Downtown Riverside looks for right mix of businesses to spur revival
Where Old Town Pasadena has The Cheesecake Factory, downtown Riverside has Simple Simon’s. Where San Diego’s Gaslamp Quarter has Quicksilver and Oakley stores, Riverside has Mrs. Tiggy-Winkles and Citrus Punch Designs.
Independent shops and restaurants lend a city unique personality, but they don’t attract the customers and cachet that national brand names do.
If Riverside really is to enjoy the renaissance it is pursuing via new projects and proposals downtown, it will need both, city officials say.
CeeAnn Thiel, owner of Mrs. Tiggy-Winkles gift shop on Main Street in Riverside for 32 years, says the city doesn’t need to be a destination for chain stores “you can go anywhere for.”The key is to attract one without losing the other.
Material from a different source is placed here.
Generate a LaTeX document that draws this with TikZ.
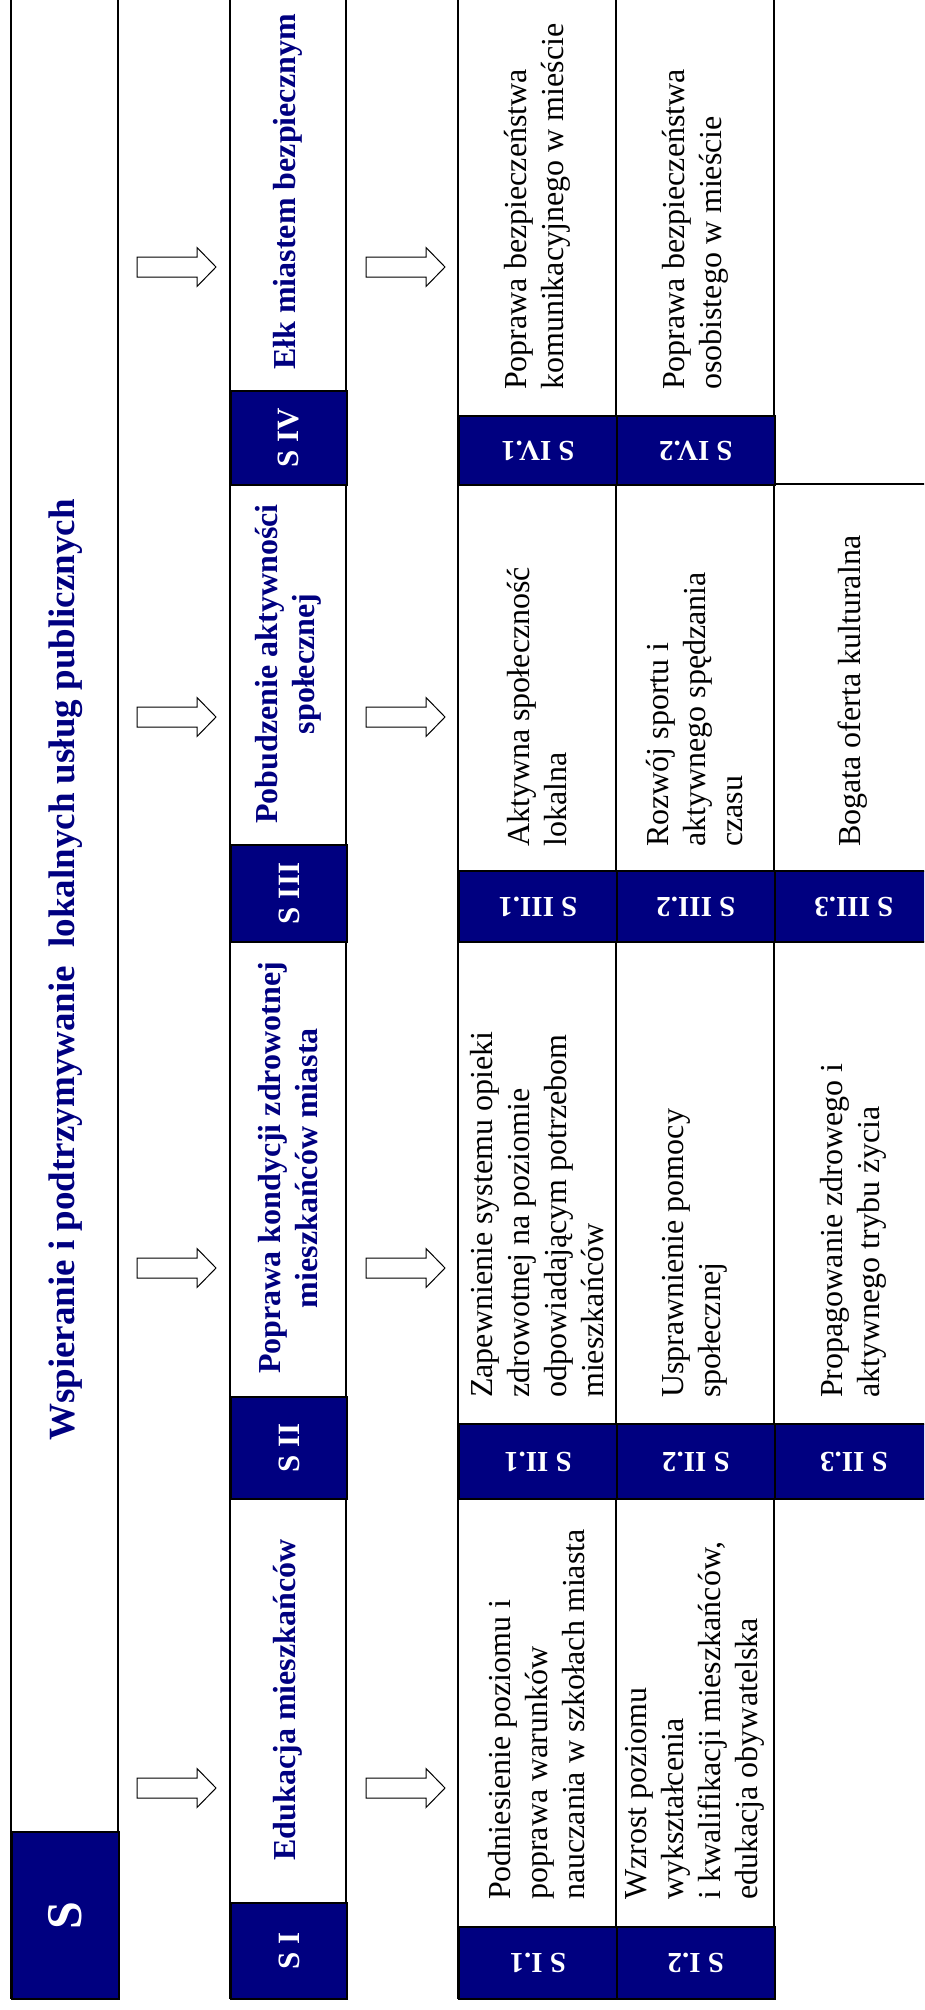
\documentclass[tikz,border=0pt]{standalone}
\usepackage{graphicx}
\usepackage{fontspec}
\setmainfont{Liberation Serif}
\definecolor{sgnavy}{RGB}{0,0,128}

\begin{document}
\begin{tikzpicture}[x=1pt, y=-1pt,
  frame/.style={line width=1.4pt},
  hdr/.style={rectangle, draw=black, line width=1.8pt, fill=sgnavy, text=white, inner sep=0pt, anchor=north west, font=\fontsize{31}{36}\selectfont\bfseries},
  goal/.style={rotate=90, inner sep=0pt, align=center, text=sgnavy, font=\fontsize{32}{37}\selectfont\bfseries},
  task/.style={rotate=90, inner sep=0pt, align=left, anchor=west, font=\fontsize{32}{37}\selectfont},
  blockarrow/.style={draw=black, line width=1pt, fill=white}
]
\useasboundingbox (0,0) rectangle (924,2010);
\clip (0,0) rectangle (924,2010);

% table columns
\draw[frame] (11,-10) rectangle (118,1998);
\draw[frame] (230,-10) rectangle (346,1998);
\draw[frame] (458,-10) rectangle (774,1998);
\draw[frame] (616,-10) -- (616,1998);
\draw[frame] (774,-10) -- (774,1998);
\draw[frame] (774,484) -- (940,484);

% main goal
\node[hdr, minimum width=107, minimum height=167, font=\fontsize{50}{56}\selectfont\bfseries] (s) at (11,1831) {\rotatebox{90}{S}};
\node[goal, font=\fontsize{37}{42}\selectfont\bfseries] (main) at (66,970) {Wspieranie i podtrzymywanie\ \ lokalnych usług publicznych};

% strategic goals
\node[hdr, minimum width=116, minimum height=96] (s1) at (230,1902) {\rotatebox{90}{S I}};
\node[hdr, minimum width=116, minimum height=102] (s2) at (230,1396) {\rotatebox{90}{S II}};
\node[hdr, minimum width=116, minimum height=97] (s3) at (230,844) {\rotatebox{90}{S III}};
\node[hdr, minimum width=116, minimum height=94] (s4) at (230,390) {\rotatebox{90}{S IV}};

\node[goal] (g1) at (288,1700) {Edukacja mieszkańców};
\node[goal] (g2) at (288,1168) {Poprawa kondycji zdrowotnej\\mieszkańców miasta};
\node[goal] (g3) at (288,664) {Pobudzenie aktywności\\społecznej};
\node[goal] (g4) at (288,192) {Ełk miastem bezpiecznym};

% operational goals
\foreach \sec/\y/\h/\n in {I/1926/72/2, II/1423/75/3, III/870/71/3, IV/415/69/2}
  \foreach \i in {1,...,\n}
    \node[hdr, minimum width=158, minimum height=\h, font=\fontsize{29}{34}\selectfont\bfseries] (s\sec-\i) at ({458+158*(\i-1)},\y) {\rotatebox{180}{S \sec.\i}};

\node[task] (t11) at (537,1900) {Podniesienie poziomu i\\poprawa warunków\\nauczania w szkołach miasta};
\node[task] (t12) at (695,1900) {Wzrost poziomu\\wykształcenia\\i kwalifikacji mieszkańców,\\edukacja obywatelska};
\node[task] (t21) at (537,1398) {Zapewnienie systemu opieki\\zdrowotnej na poziomie\\odpowiadającym potrzebom\\mieszkańców};
\node[task] (t22) at (695,1398) {Usprawnienie pomocy\\społecznej};
\node[task] (t23) at (853,1398) {Propagowanie zdrowego i\\aktywnego trybu życia};
\node[task] (t31) at (537,847) {Aktywna społeczność\\lokalna};
\node[task] (t32) at (695,847) {Rozwój sportu i\\aktywnego spędzania\\czasu};
\node[task] (t33) at (853,847) {Bogata oferta kulturalna};
\node[task] (t41) at (537,390) {Poprawa bezpieczeństwa\\komunikacyjnego w mieście};
\node[task] (t42) at (695,390) {Poprawa bezpieczeństwa\\osobistego w mieście};

% arrows between the columns
\foreach \y in {267,717,1268,1788}
  \foreach \x in {137,366}
    \draw[blockarrow] (\x,\y) ++(0,-10) -- ++(60,0) -- ++(0,-9.5) -- ++(19,19.5) -- ++(-19,19.5) -- ++(0,-9.5) -- ++(-60,0) -- cycle;

\end{tikzpicture}
\end{document}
That won’t be easy.
Riverside has long been an epicenter for the Inland region’s judicial system, universities and county government, and a destination for 151,700 workers employed citywide, more than any other Inland city.
The right mix of tenants could give Riverside one thing it has lacked, a downtown experience to attract shoppers, diners, arts patrons and other residents from Corona to Yucaipa.
With very little nightlife and few homes, downtown goes to sleep when the workday crowd leaves. The result is vacant buildings and a high business turnover rate, said developer Rufus Barkley, who owns two downtown buildings.